À leur tour, la Russie et la Chine ont fait part de leur rejet de toute forme d’ingérence étrangère dans la politique vénézuélienne.
Le secrétaire général de l’OEA, l’ex-chancelier uruguayen Luis Almagro prétendit ressusciter le vieux rôle de « ministère des Colonies des États-Unis » de l’organisation – appellation que lui donnait Che Guevara – tout comme l’illégitime gouvernement de Temer au Brésil ainsi que l’impopulaire gouvernement de Mauricio Macri en Argentine prétendent devenir les porte-drapeaux de la lutte pour la démocratie au Venezuela. Le sommet du Mercosur à Mendoza a coupé court à l’intention d’expulser le Venezuela de cette instance grâce au refus du président uruguayen de s’associer, pas plus difficile que cela, à la levée de boucliers des néo-libéraux.

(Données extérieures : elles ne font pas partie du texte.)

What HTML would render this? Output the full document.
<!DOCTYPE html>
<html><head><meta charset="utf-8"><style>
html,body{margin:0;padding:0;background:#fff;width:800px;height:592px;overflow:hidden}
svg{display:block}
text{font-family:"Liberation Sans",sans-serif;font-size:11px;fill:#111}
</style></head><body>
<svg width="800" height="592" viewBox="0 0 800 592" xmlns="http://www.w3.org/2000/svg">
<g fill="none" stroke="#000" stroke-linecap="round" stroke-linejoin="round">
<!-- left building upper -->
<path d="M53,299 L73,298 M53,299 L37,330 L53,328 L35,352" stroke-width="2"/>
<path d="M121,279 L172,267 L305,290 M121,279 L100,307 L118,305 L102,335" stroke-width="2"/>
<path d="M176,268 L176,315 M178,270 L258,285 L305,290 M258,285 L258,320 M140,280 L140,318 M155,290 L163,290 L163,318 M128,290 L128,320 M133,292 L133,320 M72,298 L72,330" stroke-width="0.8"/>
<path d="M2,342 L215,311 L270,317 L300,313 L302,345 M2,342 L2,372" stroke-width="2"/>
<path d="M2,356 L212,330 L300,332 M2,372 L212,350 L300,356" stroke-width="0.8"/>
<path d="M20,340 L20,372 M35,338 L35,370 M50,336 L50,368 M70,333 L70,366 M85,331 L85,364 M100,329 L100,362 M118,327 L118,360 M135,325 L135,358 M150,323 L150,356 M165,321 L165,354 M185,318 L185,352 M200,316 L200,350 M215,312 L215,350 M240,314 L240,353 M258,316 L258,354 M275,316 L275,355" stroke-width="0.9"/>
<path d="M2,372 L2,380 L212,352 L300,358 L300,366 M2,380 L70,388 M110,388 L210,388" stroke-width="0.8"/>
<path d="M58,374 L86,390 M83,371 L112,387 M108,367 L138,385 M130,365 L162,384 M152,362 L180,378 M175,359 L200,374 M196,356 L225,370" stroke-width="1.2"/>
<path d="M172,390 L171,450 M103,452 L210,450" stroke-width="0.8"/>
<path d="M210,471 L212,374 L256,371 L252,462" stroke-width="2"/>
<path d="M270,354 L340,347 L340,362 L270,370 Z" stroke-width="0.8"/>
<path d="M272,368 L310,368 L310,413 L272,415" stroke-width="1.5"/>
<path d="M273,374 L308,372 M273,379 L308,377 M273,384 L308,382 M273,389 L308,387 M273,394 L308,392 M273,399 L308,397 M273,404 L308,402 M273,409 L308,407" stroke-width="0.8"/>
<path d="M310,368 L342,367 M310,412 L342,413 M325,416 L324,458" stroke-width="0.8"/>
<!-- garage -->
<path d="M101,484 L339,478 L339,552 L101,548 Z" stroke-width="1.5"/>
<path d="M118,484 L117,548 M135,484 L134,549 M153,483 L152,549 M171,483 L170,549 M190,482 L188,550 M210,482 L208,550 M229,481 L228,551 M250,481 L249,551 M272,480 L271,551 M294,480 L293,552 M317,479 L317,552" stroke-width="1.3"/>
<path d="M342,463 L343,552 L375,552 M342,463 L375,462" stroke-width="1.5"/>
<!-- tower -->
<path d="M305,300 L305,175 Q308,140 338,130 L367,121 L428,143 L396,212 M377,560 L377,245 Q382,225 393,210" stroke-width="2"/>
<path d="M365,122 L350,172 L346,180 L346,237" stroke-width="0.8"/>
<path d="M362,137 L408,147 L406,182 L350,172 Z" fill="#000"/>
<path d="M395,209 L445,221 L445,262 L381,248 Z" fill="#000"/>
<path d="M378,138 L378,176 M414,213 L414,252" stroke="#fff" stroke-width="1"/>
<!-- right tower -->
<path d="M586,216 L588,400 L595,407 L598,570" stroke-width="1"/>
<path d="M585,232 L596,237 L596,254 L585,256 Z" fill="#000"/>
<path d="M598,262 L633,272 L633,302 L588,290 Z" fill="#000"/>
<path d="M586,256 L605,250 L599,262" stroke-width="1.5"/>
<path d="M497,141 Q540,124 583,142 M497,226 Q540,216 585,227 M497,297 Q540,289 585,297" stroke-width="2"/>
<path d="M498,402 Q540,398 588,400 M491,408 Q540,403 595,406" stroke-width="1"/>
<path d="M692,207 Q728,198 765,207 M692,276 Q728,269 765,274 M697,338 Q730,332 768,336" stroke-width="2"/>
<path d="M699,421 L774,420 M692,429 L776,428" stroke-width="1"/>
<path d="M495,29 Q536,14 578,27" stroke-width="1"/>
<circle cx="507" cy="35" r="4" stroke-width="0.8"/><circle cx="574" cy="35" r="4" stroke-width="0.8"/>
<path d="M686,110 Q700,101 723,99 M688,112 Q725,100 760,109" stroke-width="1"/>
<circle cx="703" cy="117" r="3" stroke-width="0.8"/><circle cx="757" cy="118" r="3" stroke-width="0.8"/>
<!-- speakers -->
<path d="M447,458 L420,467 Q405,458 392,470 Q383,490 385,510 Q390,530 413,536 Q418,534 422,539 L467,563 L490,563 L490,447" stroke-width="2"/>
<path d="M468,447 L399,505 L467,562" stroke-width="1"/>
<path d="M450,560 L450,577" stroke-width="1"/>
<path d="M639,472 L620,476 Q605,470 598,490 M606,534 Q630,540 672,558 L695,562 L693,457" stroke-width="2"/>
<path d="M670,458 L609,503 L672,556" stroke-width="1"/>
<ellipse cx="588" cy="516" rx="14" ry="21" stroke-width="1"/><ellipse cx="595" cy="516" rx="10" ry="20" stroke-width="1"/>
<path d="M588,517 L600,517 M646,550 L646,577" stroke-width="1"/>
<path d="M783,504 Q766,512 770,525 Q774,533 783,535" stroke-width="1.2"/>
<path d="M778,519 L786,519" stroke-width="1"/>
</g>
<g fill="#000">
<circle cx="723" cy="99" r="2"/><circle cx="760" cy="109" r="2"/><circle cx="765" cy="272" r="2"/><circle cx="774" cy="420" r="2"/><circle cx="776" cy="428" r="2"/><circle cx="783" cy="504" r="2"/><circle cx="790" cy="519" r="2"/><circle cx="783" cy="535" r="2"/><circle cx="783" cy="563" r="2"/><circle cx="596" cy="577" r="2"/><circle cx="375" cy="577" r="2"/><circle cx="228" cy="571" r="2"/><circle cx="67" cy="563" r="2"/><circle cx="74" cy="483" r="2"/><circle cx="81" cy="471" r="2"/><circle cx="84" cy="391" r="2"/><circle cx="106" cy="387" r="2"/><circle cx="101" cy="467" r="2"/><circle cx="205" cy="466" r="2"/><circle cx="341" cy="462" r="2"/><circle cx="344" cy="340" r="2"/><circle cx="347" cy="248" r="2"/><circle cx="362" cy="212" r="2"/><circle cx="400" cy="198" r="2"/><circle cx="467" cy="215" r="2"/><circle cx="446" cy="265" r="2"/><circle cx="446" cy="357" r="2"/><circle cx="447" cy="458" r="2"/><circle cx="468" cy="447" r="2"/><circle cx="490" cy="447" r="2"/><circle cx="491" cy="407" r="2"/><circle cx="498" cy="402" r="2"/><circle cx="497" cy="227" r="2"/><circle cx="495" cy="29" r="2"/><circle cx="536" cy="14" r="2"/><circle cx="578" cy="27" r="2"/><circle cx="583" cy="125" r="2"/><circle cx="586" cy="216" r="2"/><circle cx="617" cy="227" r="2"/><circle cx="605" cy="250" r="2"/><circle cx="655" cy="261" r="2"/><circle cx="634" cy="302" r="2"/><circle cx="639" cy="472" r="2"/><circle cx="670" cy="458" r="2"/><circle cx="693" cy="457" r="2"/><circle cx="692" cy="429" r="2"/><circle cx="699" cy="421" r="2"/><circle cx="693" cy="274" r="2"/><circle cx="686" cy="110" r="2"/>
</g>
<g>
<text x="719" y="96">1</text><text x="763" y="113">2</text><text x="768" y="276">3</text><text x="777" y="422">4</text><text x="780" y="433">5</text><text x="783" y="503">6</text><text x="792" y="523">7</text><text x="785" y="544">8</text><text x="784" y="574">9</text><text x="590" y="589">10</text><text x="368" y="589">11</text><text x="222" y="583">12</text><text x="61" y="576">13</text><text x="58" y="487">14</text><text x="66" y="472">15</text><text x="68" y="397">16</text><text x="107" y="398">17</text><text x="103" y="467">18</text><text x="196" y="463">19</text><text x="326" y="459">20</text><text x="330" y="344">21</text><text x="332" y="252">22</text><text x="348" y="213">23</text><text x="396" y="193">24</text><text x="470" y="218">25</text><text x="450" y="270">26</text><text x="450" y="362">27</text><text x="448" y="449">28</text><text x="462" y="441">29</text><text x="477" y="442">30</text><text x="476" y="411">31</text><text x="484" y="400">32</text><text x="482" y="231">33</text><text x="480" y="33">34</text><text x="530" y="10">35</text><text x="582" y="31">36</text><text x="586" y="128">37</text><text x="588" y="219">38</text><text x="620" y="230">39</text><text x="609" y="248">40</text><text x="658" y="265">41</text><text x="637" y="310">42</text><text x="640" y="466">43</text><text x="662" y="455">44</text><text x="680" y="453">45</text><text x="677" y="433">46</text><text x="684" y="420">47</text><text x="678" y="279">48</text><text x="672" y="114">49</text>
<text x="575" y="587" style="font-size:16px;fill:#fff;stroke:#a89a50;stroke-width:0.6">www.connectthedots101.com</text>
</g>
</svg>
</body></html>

D’autre part, des secteurs clés dans l’opposition à Maduro, tel que le secteur bancaire et boursier, se sont vus obligés de modérer les ardeurs des révoltés, devant les pertes que toutes ces journées ont provoquées dans leurs affaires et les réprimandes qu’ils ont reçues de leur maison mère. Ils ne verraient pas non plus d’un bon œil la suspension des achats pétroliers au Venezuela de la part des États-Unis, compte tenu du fait qu’ils sont bénéficiaires de ces transactions. Le Dieu Mammon, comme l’on sait, n’est pas tellement mu par les principes mais plutôt par les résultats.
À quelques jours des élections il n’y a pas eu de nouvelles « guarimbas » au Venezuela et les partis d’opposition les plus traditionnels ont déjà annoncé leur participation aux élections législatives et présidentielles de l’an prochain.
À ce qu’il y paraît, le vieux conseil de Marechal comme quoi « de tout labyrinthe, on sort par le haut » s’est, une fois encore, vérifié.